Short Answer
Surrendering a life insurance policy can be beneficial when the policyholder no longer needs coverage or cannot afford to pay premiums. It may also be useful if better financial options are available.
However, surrendering should be done carefully because it ends coverage and reduces long-term benefits. It is usually beneficial only in specific situations after proper evaluation.
Detailed Explanation:
When Surrendering a Policy is Beneficial
- Financial Difficulty in Paying Premiums
One of the main situations where surrendering a policy may be beneficial is when the policyholder is facing financial problems and cannot continue paying premiums. If maintaining the policy becomes a burden, surrendering can provide immediate cash and relieve financial stress.
Instead of letting the policy lapse without any benefit, surrendering allows the policyholder to receive the surrender value. This can be used to manage urgent financial needs.
- Change in Financial Goals
Over time, a person’s financial goals may change. A policy that once seemed useful may no longer match current needs. For example, if dependents are no longer financially dependent or major liabilities are cleared, the need for life insurance may reduce.
In such cases, surrendering the policy can help redirect funds to other financial goals or investments that better suit the current situation.
- Availability of Better Investment Options
If the policyholder finds better investment opportunities with higher returns or more flexibility, surrendering the policy may be considered. Whole life insurance generally provides stable but lower returns compared to market-based investments.
Switching to better options can improve overall financial growth. However, this decision should be made carefully after comparing benefits and risks.
Important Considerations Before Surrender
- High Surrender Charges in Early Years
Surrendering a policy in the early years may not be beneficial because surrender charges are usually high. This means the amount received may be much lower than the total premiums paid.

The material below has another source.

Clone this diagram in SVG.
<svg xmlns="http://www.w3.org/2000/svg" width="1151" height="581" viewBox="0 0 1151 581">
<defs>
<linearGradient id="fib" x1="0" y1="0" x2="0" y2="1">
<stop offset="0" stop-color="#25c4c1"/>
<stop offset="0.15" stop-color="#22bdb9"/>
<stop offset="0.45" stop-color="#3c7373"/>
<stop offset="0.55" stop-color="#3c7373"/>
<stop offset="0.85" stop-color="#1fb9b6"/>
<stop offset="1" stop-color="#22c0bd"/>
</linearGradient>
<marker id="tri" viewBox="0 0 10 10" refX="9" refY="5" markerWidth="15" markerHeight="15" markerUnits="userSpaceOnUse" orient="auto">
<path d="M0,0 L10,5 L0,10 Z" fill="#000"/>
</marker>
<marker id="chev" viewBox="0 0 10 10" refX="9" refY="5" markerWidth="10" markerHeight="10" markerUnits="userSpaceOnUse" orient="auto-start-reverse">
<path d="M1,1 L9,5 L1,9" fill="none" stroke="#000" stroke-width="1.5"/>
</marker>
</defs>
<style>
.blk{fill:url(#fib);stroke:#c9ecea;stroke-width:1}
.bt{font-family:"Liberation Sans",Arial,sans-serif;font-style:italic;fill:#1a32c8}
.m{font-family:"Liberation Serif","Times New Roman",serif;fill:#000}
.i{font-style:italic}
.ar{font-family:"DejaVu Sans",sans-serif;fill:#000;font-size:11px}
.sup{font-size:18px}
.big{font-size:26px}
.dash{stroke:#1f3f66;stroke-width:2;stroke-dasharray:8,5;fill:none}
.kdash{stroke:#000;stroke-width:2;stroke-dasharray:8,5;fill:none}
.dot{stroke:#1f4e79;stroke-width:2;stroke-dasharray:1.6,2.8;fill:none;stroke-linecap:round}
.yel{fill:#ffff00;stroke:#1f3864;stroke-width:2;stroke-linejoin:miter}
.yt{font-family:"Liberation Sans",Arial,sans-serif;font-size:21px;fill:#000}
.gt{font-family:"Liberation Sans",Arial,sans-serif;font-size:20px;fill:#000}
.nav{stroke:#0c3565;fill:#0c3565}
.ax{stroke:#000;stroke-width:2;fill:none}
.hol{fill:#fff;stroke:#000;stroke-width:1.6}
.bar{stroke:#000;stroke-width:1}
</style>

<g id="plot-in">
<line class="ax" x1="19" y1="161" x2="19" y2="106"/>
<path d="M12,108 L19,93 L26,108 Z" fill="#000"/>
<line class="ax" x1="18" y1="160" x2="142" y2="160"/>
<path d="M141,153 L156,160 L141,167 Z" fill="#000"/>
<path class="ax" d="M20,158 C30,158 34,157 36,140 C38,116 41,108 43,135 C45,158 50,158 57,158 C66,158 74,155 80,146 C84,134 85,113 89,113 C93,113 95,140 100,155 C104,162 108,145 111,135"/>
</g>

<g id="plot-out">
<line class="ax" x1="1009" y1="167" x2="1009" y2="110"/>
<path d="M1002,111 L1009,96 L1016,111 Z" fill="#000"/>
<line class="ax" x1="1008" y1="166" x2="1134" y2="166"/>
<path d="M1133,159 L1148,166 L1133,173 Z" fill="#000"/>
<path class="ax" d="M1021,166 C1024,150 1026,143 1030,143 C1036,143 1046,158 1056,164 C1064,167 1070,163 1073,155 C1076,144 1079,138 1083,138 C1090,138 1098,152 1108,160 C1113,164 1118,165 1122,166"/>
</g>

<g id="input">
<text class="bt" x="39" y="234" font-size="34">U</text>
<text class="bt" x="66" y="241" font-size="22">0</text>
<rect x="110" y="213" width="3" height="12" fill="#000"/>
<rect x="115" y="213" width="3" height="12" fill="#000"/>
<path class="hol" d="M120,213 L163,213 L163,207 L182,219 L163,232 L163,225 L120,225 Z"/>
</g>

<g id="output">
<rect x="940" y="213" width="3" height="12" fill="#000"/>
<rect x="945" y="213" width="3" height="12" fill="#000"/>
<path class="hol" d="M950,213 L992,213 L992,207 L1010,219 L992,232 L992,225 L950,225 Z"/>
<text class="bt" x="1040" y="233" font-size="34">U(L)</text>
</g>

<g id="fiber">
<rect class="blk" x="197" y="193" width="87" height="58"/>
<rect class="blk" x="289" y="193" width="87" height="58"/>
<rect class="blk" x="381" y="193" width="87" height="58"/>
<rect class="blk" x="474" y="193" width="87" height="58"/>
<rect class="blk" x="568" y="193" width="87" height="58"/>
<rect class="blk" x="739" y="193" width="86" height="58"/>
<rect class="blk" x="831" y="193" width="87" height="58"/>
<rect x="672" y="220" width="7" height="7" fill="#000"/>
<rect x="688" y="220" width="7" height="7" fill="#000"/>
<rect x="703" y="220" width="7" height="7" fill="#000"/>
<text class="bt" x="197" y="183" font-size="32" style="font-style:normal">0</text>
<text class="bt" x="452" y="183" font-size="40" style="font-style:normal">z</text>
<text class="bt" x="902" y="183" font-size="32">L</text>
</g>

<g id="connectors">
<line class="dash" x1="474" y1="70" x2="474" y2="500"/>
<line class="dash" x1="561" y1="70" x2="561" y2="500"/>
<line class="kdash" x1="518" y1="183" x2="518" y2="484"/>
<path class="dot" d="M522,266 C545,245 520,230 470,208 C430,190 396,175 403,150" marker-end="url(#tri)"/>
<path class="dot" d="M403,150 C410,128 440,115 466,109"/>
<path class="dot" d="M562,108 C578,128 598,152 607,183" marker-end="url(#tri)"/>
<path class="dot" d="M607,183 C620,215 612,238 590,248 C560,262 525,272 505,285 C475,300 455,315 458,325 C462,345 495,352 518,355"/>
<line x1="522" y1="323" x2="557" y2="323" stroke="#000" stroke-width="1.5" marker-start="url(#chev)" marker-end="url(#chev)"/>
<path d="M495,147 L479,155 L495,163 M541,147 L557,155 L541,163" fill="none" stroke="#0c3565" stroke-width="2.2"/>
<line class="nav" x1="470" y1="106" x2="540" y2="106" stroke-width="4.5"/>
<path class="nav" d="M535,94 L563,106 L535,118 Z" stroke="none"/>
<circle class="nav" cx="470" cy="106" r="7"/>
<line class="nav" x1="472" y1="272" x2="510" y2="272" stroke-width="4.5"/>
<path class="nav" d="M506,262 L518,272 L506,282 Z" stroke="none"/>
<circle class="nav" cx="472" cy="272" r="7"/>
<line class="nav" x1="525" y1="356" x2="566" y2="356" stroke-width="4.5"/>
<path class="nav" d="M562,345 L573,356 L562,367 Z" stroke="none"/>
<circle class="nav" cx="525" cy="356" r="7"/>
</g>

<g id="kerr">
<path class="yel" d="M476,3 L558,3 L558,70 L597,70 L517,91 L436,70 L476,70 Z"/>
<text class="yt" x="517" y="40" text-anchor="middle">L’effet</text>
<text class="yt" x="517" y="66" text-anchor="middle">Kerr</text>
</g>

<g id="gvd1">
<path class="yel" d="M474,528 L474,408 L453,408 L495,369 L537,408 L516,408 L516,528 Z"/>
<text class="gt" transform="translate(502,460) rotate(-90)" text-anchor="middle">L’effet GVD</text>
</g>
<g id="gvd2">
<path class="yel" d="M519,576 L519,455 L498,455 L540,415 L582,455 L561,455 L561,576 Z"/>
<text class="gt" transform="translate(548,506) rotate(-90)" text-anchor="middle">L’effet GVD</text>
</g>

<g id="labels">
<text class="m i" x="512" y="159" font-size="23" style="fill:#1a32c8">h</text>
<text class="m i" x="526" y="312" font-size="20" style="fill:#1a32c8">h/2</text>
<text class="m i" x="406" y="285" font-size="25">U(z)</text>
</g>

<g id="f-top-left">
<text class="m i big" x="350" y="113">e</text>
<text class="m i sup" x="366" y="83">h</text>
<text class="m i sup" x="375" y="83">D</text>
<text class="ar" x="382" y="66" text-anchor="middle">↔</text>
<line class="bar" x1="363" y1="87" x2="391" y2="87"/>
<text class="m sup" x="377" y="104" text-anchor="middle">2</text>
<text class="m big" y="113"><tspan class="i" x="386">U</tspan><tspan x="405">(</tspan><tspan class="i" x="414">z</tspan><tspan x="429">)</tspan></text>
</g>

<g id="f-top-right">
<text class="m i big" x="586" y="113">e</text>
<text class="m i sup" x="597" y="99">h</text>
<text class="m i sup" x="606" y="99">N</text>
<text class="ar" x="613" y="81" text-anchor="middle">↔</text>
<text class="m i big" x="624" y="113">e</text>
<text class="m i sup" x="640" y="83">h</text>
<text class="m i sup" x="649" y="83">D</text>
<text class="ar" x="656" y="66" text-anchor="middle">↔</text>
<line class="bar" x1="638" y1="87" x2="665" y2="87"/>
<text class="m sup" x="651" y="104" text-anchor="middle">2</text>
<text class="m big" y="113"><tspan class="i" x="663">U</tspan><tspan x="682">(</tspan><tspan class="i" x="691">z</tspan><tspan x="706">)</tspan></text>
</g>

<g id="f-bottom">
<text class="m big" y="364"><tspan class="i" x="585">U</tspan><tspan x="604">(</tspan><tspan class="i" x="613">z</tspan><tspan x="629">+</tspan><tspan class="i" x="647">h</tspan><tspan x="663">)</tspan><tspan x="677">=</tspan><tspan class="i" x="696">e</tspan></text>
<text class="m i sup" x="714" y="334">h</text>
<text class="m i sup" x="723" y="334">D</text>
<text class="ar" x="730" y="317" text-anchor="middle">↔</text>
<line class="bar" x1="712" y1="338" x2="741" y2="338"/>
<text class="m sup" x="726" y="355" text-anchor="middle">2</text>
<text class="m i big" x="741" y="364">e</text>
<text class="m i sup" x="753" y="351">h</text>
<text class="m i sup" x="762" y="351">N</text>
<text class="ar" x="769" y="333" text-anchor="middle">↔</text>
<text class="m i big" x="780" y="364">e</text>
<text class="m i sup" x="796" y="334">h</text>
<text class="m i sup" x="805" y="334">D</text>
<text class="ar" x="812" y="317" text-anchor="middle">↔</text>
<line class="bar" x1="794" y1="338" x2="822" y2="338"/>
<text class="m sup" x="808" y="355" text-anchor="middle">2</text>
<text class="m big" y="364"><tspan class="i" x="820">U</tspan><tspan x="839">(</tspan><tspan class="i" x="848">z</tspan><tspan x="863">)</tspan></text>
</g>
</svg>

It is often better to wait until surrender charges reduce or become zero before making a decision.
- Loss of Insurance Coverage
Once a policy is surrendered, the insurance coverage ends. This means the policyholder’s family will not receive any death benefit.
If the policyholder still has financial responsibilities, surrendering may not be a good decision. Alternative options should be considered.
- Impact on Long-Term Financial Planning
Life insurance policies are often used for long-term planning such as retirement, education, or wealth transfer. Surrendering the policy can disrupt these plans.
It may lead to a loss of future benefits like cash value growth and guaranteed returns.
- Tax Implications
Surrendering a policy may have tax consequences. If the surrender value is higher than the total premiums paid, the excess amount may be taxable.
Understanding the tax impact is important before surrendering the policy.
- Alternative Options Available
Before surrendering, policyholders should consider other options such as taking a policy loan, making partial withdrawals, or converting the policy into a paid-up policy.
These options allow the policyholder to retain some benefits while reducing financial burden.
- Long-Term Commitment Value
Whole life insurance works best when held for a long period. Early surrender reduces the benefits of compounding and long-term growth.
Therefore, surrendering is beneficial only if the policy no longer fits the financial situation or goals.
- Emergency Situations
In some emergency situations, surrendering may be necessary to get immediate funds. While it may not be the best long-term decision, it can provide short-term financial relief.
This decision should be made only when no other options are available.
Conclusion
Surrendering a life insurance policy can be beneficial in situations like financial difficulty, changing goals, or better investment options. However, it should be done carefully because it results in loss of coverage and future benefits. Proper evaluation of all factors is important before making this decision.